CONICET | Buscador de Institutos y Recursos Humanos

An adequate design and control of industrial cooking is vital to ensure safety and high quality processed foods. Various aspects related to global quality determine the consumer acceptability. Our interest in this field is to study the heat transfer aspects of cooking, looking for simple relationships between the processing times and the operative conditions. The use of complete mathematical models represents a useful tool for the analysis, design, simulation and optimization of this technology. The aim of this work is to simulate the cooking of a meat piece (semitendinosus muscle), under different operative conditions, using finite element method, solved in a commercial software (COMSOL Multiphysics). For the numerical results, simplified prediction equations of cooking time and weight loss are proposed. Both microscopic heat and mass transfer balances describe the behaviour of food during its cooking, i.e. increasing its temperature until approximately 100ºC, and reducing its size due to significant loss of water.
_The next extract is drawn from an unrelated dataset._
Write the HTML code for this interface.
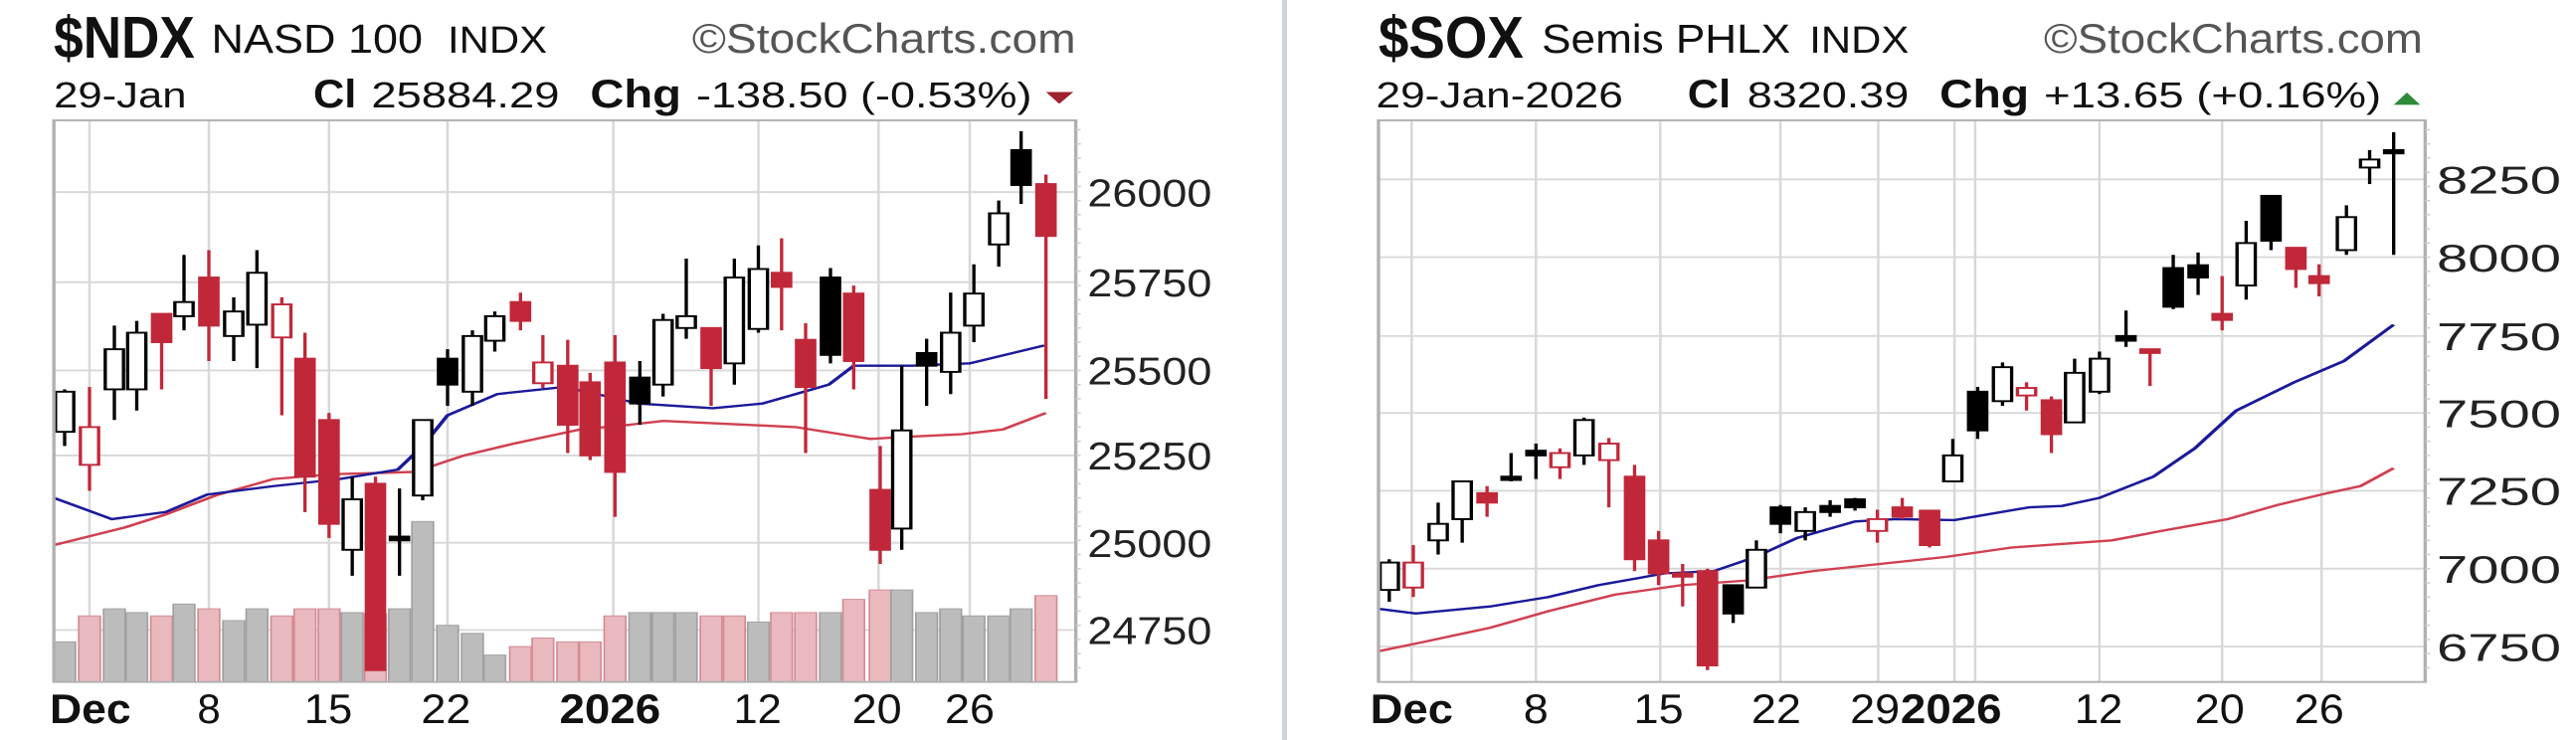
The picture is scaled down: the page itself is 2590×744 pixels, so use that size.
<!DOCTYPE html>
<html><head><meta charset="utf-8"><style>
html,body{margin:0;padding:0;background:#fff;width:2590px;height:744px;overflow:hidden}
svg{position:absolute;top:0}
text{font-family:"Liberation Sans",sans-serif}
</style></head><body>
<svg id="L" style="left:0" width="1300" height="744" viewBox="0 0 1560 1568" preserveAspectRatio="none"></svg>
<div style="position:absolute;left:1289px;top:0;width:5px;height:744px;background:#cfd3da"></div>
<svg id="R" style="left:1296px" width="1294" height="744" viewBox="7 0 1553 1568" preserveAspectRatio="none"></svg>
<script>
const NS="http://www.w3.org/2000/svg";
function el(svg,tag,attrs,txt){const e=document.createElementNS(NS,tag);for(const k in attrs)e.setAttribute(k,attrs[k]);if(txt!==undefined)e.textContent=txt;svg.appendChild(e);return e;}
const RED="#c0283a";
function panel(svg,cfg){
  const [x0,y0,x1,y1]=cfg.box;
  el(svg,"rect",{x:x0,y:y0,width:x1-x0,height:y1-y0,fill:"#fff"});
  cfg.hgrid.forEach(g=>{el(svg,"line",{x1:x0,x2:x1,y1:g[1],y2:g[1],stroke:"#d8d8d8","stroke-width":4});
    el(svg,"text",{x:cfg.lx,y:g[1]+30,"font-size":82,textLength:150,lengthAdjust:"spacingAndGlyphs",fill:"#222"},g[0]);});
  cfg.vgrid.forEach(v=>el(svg,"line",{x1:v,x2:v,y1:y0,y2:y1,stroke:"#d8d8d8","stroke-width":3}));
  cfg.dates.forEach(d=>el(svg,"text",{x:d[1],y:1532,"font-size":88,"font-weight":d[2]?"bold":"normal",textLength:d[3],lengthAdjust:"spacingAndGlyphs",fill:"#111"},d[0]));
  if(cfg.vol){cfg.vol.forEach((v,i)=>{const x=cfg.c[i][0];const r=v[1]=='r';
    el(svg,"rect",{x:x-13,y:v[0],width:26,height:y1-v[0],fill:r?"#e9b9be":"#bcbcbc",stroke:r?"#d48a93":"#a0a0a0","stroke-width":2});});}
  el(svg,"polyline",{points:cfg.red.map(p=>p.join(",")).join(" "),fill:"none",stroke:"#d04050","stroke-width":5});
  el(svg,"polyline",{points:cfg.blue.map(p=>p.join(",")).join(" "),fill:"none",stroke:"#1a1a9a","stroke-width":5});
  cfg.c.forEach(c=>{const [x,wt,wb,bt,bb,s]=c;const col=s[0]=='r'?RED:"#000";const fill=s[1]=='f'?col:"#fff";
    el(svg,"line",{x1:x,x2:x,y1:wt,y2:wb,stroke:col,"stroke-width":4});
    el(svg,"rect",{x:x-11,y:bt,width:22,height:Math.max(bb-bt,7),fill:fill,stroke:col,"stroke-width":4});});
  el(svg,"rect",{x:x0,y:y0,width:x1-x0,height:y1-y0,fill:"none",stroke:"#b0b0b0","stroke-width":4});
  for(let y=y0+20;y<y1;y+=30)el(svg,"line",{x1:x1,x2:x1+6,y1:y,y2:y,stroke:"#ccc","stroke-width":3});
}
function header(svg,h){h.forEach(t=>el(svg,"text",{x:t[1],y:t[2],"font-size":t[3],"font-weight":t[4]?"bold":"normal",textLength:t[5],lengthAdjust:"spacingAndGlyphs",fill:t[6]||"#111"},t[0]));}

const L=document.getElementById("L");
el(L,"rect",{x:0,y:0,width:1560,height:1568,fill:"#fff"});
header(L,[["$NDX",65,122,125,1,170],["NASD 100",255,112,86,0,255],["INDX",540,112,80,0,120],["©StockCharts.com",835,112,88,0,463,"#555"],
["29-Jan",65,228,76,0,160],["Cl",378,228,84,1,52],["25884.29",448,228,76,0,227],["Chg",712,228,84,1,110],["-138.50 (-0.53%)",840,228,76,0,405]]);
el(L,"polygon",{points:"1262,195 1295,195 1278,220",fill:"#a0202e"});
panel(L,{box:[65,255,1298,1445],lx:1312,
 hgrid:[["26000",407],["25750",598],["25500",785],["25250",965],["25000",1150],["24750",1335]],
 vgrid:[108,252,397,540,740,915,1060,1170],
 dates:[["Dec",60,1,98],["8",238,0,28],["15",367,0,58],["22",508,0,60],["2026",675,1,122],["12",885,0,58],["20",1028,0,60],["26",1140,0,60]],
 vol:[[1360,'g'],[1305,'r'],[1290,'g'],[1298,'g'],[1305,'r'],[1280,'g'],[1290,'r'],[1315,'g'],[1290,'g'],[1305,'r'],[1290,'r'],[1290,'r'],[1298,'g'],[1300,'r'],[1290,'g'],[1105,'g'],[1325,'g'],[1342,'g'],[1388,'g'],[1370,'r'],[1352,'r'],[1360,'r'],[1360,'r'],[1305,'r'],[1298,'g'],[1298,'g'],[1298,'g'],[1305,'r'],[1305,'r'],[1318,'g'],[1298,'r'],[1298,'r'],[1298,'g'],[1270,'r'],[1250,'r'],[1250,'g'],[1298,'g'],[1290,'g'],[1305,'g'],[1305,'g'],[1290,'g'],[1262,'r']],
 c:[[78,825,945,830,915,'wh'],[108,820,1040,905,985,'rh'],[138,690,890,740,825,'wh'],[165,680,870,705,825,'wh'],[195,665,825,665,725,'rf'],[222,540,700,640,670,'wh'],[252,530,765,588,690,'rf'],[282,630,765,660,712,'wh'],[310,530,780,578,688,'wh'],[340,630,880,645,715,'rh'],[368,705,1085,760,1010,'rf'],[397,875,1140,890,1110,'rf'],[425,1010,1220,1058,1165,'wh'],[453,1010,1420,1025,1420,'rf'],[482,1035,1220,1137,1145,'bf'],[510,890,1060,890,1050,'wh'],[540,740,860,760,815,'bf'],[570,700,860,712,830,'wh'],[597,660,745,670,722,'wh'],[628,620,700,640,680,'rf'],[655,710,822,768,812,'rh'],[685,720,960,775,900,'rf'],[712,790,975,810,965,'rf'],[742,710,1095,768,1000,'rf'],[772,765,900,800,855,'bf'],[800,665,840,678,815,'wh'],[828,548,718,670,695,'wh'],[858,695,860,695,780,'rf'],[886,548,815,588,770,'wh'],[915,520,705,570,697,'wh'],[943,505,700,578,608,'rf'],[972,685,960,720,820,'rf'],[1002,568,770,588,752,'bf'],[1030,605,825,622,765,'rf'],[1062,945,1195,1038,1165,'rf'],[1088,775,1165,912,1120,'wh'],[1118,718,860,748,775,'bf'],[1147,620,835,705,788,'wh'],[1175,560,725,622,690,'wh'],[1205,425,565,452,518,'wh'],[1232,278,432,318,392,'bf'],[1262,370,845,390,500,'rf']],
 blue:[[65,1055],[135,1100],[200,1085],[250,1048],[330,1030],[410,1015],[480,995],[510,945],[540,880],[600,835],[680,820],[720,835],[770,855],[860,865],[920,855],[1000,815],[1030,775],[1100,775],[1170,770],[1260,732]],
 red:[[65,1155],[150,1118],[200,1090],[260,1050],[330,1015],[400,1005],[500,1000],[560,965],[620,940],[700,910],[760,900],[800,892],[900,900],[960,905],[1050,930],[1100,925],[1160,920],[1210,910],[1262,875]]});

const R=document.getElementById("R");
el(R,"rect",{x:0,y:0,width:1560,height:1568,fill:"#fff"});
header(R,[["$SOX",115,122,125,1,175],["Semis PHLX",312,112,86,0,300],["INDX",635,112,80,0,120],["©StockCharts.com",918,112,88,0,457,"#555"],
["29-Jan-2026",112,228,76,0,298],["Cl",488,228,84,1,52],["8320.39",560,228,76,0,195],["Chg",792,228,84,1,108],["+13.65 (+0.16%)",918,228,76,0,407]]);
el(R,"polygon",{points:"1340,222 1372,222 1356,196",fill:"#2e8b3a"});
panel(R,{box:[115,255,1378,1445],lx:1392,
 hgrid:[["8250",380],["8000",545],["7750",712],["7500",875],["7250",1040],["7000",1205],["6750",1370]],
 vgrid:[155,305,455,600,718,810,835,985,1133,1253],
 dates:[["Dec",105,1,100],["8",290,0,30],["15",423,0,60],["22",565,0,60],["29",684,0,60],["2026",745,1,122],["12",955,0,58],["20",1100,0,60],["26",1220,0,60]],
 c:[[128,1185,1275,1192,1250,'wh'],[157,1155,1265,1192,1245,'rh'],[187,1065,1175,1110,1145,'wh'],[216,1020,1150,1020,1100,'wh'],[246,1030,1095,1045,1065,'rf'],[275,960,1020,1010,1015,'bf'],[305,940,1015,955,965,'bf'],[334,950,1015,960,990,'rh'],[363,885,985,890,965,'wh'],[393,928,1075,940,975,'rh'],[424,985,1210,1010,1185,'rf'],[453,1125,1240,1145,1215,'rf'],[482,1195,1285,1215,1222,'rf'],[512,1205,1420,1210,1410,'rf'],[543,1240,1320,1240,1300,'bf'],[571,1145,1245,1165,1245,'wh'],[600,1070,1130,1075,1110,'bf'],[630,1075,1145,1085,1125,'wh'],[660,1060,1095,1072,1085,'bf'],[690,1055,1082,1058,1075,'bf'],[717,1080,1150,1100,1125,'rh'],[747,1055,1100,1075,1095,'rf'],[780,1082,1160,1082,1155,'rf'],[808,930,1020,965,1020,'wh'],[838,820,930,830,912,'bf'],[868,768,860,778,850,'wh'],[897,810,870,822,838,'rh'],[927,840,960,848,920,'rf'],[955,760,895,790,895,'wh'],[985,745,835,760,830,'wh'],[1017,658,735,712,722,'bf'],[1046,740,818,740,748,'rf'],[1074,540,655,568,650,'bf'],[1104,535,625,562,588,'bf'],[1133,585,700,665,678,'rf'],[1162,468,635,515,605,'wh'],[1192,415,530,415,510,'bf'],[1222,525,610,525,570,'rf'],[1250,560,628,585,600,'rf'],[1283,435,540,460,530,'wh'],[1311,318,390,338,355,'wh'],[1340,280,540,318,325,'bf']],
 blue:[[115,1290],[160,1300],[250,1285],[320,1265],[380,1240],[460,1215],[520,1210],[570,1180],[620,1140],[690,1105],[740,1100],[810,1102],[900,1075],[940,1072],[985,1055],[1050,1010],[1100,950],[1150,870],[1220,810],[1280,765],[1340,688]],
 red:[[115,1380],[170,1360],[250,1330],[320,1295],[400,1260],[480,1240],[560,1230],[640,1210],[720,1195],[800,1180],[880,1160],[960,1150],[1000,1145],[1060,1125],[1140,1100],[1200,1070],[1260,1045],[1300,1030],[1340,992]]});
</script>
</body></html>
The developed model was validated through experimental cooking performed in a convective oven (results shown in previous works). Physical properties from literature or ad-hoc developed correlations were used, average experimental heat and mass transfer coefficients were used. A representation of the meat piece, obtained by means of nuclear magnetic resonance, digital image processing and computational vision, was used as simulation domain. Several simulations were performed, scaling the domain with a geometric scale factor from 0.8 to 1.1, ambient temperature from 172 to 223ºC and initial sample temperature from 5 to 20ºC. The results of these simulations were used as the basis of simple equations that predict cooking time and weight loss respectively, knowing the values of oven temperature, and sample initial weight and temperature. Using validated mathematical models provides a way of obtaining simple prediction equations. Besides, the results highlight the goodness of the image processing methodology, associated with computational vision, to obtain high fidelity geometrical representations of the real sample. This eliminates the error derived from using approximate geometries.